** YOUR GOAL **
Read through the data and report every line in which the word "that" occurs.

** LISTED ENTRIES **
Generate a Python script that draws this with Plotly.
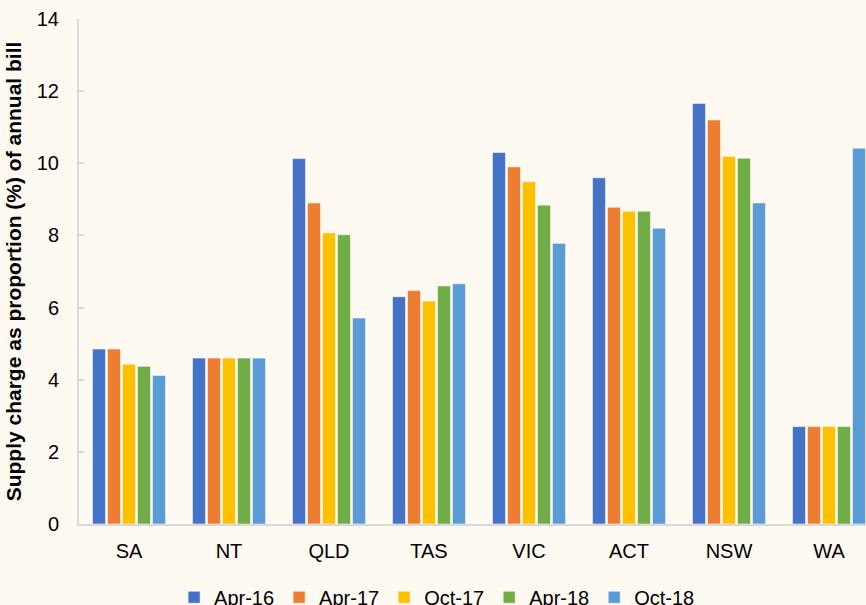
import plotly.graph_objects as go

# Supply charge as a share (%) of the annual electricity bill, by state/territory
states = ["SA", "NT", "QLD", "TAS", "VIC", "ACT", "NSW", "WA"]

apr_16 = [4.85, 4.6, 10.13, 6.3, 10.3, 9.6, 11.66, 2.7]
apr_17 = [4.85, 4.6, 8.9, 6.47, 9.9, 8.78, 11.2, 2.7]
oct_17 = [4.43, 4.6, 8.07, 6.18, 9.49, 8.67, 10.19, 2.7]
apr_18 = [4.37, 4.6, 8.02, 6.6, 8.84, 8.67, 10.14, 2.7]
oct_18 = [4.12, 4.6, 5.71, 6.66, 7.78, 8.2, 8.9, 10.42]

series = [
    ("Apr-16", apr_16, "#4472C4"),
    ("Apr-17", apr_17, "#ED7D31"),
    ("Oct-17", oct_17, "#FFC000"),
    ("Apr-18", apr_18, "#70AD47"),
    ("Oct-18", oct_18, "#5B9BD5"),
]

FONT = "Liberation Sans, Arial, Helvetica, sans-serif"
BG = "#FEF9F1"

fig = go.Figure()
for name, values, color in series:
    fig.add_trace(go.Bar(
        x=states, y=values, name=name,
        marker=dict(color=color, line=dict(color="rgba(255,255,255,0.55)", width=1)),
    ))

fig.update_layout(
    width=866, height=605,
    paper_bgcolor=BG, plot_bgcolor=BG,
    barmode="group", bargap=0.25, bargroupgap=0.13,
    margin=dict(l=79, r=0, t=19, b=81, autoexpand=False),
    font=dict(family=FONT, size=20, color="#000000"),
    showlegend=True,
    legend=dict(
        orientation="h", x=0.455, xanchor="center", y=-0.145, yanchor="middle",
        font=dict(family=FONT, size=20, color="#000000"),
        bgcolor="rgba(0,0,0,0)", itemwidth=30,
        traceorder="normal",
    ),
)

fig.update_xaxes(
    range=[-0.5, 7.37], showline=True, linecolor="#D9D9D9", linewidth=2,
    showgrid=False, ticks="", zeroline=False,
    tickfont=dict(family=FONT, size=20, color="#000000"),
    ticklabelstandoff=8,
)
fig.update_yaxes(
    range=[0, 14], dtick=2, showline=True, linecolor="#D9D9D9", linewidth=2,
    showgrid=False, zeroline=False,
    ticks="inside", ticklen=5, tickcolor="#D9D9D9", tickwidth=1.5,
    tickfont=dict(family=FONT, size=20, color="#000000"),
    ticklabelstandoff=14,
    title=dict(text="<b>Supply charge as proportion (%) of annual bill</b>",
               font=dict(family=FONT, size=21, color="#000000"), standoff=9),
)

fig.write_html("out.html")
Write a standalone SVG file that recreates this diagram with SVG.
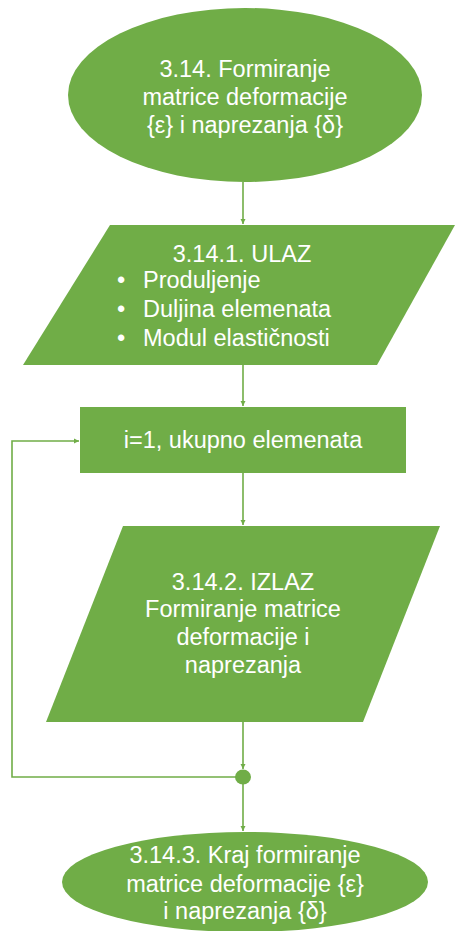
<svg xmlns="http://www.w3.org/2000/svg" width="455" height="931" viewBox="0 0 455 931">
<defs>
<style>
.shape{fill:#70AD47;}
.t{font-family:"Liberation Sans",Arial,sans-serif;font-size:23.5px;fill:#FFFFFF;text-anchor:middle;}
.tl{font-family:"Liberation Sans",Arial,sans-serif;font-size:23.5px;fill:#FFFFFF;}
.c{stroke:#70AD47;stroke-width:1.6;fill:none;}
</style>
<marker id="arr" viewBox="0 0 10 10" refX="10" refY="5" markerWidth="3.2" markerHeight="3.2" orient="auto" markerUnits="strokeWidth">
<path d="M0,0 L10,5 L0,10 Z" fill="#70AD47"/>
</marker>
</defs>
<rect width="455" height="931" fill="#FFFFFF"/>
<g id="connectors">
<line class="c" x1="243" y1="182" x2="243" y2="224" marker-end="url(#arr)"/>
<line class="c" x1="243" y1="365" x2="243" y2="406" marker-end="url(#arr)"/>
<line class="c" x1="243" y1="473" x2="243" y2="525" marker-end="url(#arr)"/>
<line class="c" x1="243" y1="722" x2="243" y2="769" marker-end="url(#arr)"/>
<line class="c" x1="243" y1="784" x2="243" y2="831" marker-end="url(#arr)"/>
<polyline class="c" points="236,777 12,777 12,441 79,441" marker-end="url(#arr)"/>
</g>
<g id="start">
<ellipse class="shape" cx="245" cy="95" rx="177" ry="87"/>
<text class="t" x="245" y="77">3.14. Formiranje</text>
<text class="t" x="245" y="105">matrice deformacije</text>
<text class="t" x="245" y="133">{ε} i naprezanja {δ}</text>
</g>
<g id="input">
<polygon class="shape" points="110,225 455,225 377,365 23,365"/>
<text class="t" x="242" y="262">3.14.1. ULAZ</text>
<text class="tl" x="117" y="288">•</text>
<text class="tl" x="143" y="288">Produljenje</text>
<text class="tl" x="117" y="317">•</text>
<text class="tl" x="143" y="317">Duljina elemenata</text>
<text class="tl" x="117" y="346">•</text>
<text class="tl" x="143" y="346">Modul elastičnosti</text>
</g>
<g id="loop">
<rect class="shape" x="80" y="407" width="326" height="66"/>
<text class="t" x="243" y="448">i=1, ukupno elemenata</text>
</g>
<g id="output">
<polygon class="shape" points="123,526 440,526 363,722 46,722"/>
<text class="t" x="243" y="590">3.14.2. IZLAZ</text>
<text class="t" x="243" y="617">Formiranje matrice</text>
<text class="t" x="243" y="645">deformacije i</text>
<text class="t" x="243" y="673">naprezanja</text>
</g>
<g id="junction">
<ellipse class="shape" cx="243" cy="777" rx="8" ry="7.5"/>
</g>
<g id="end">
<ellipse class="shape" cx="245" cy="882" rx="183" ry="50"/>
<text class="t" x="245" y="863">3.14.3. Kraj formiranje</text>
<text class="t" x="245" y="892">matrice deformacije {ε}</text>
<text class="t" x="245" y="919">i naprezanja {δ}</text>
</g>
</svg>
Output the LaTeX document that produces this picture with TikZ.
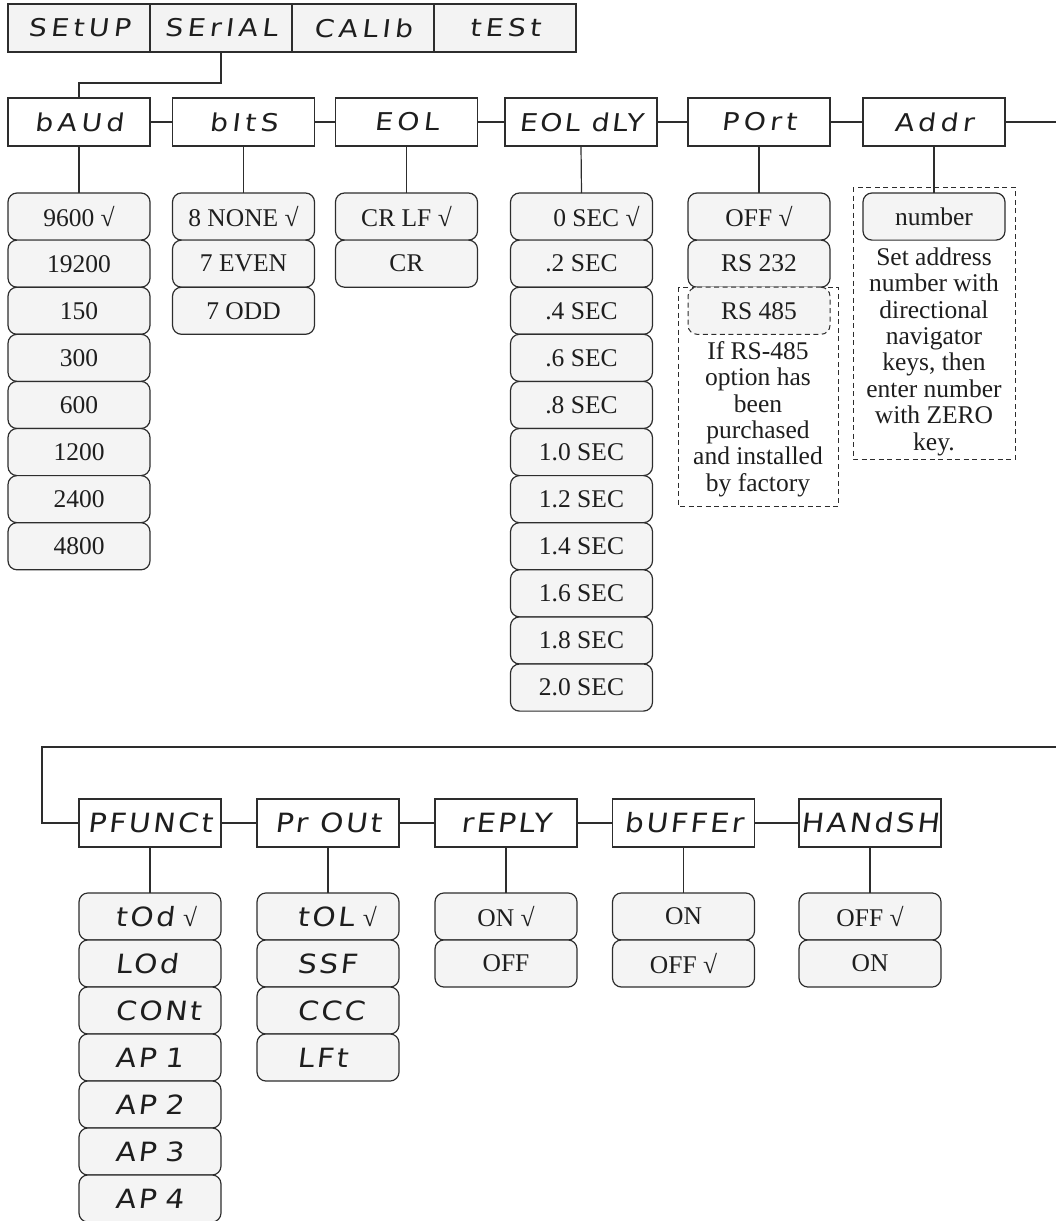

** THE SOLUTION **
Generate a Python script that draws this with Plotly.
Write a standalone SVG file that recreates this diagram with SVG.
Output the LaTeX document that produces this picture with TikZ.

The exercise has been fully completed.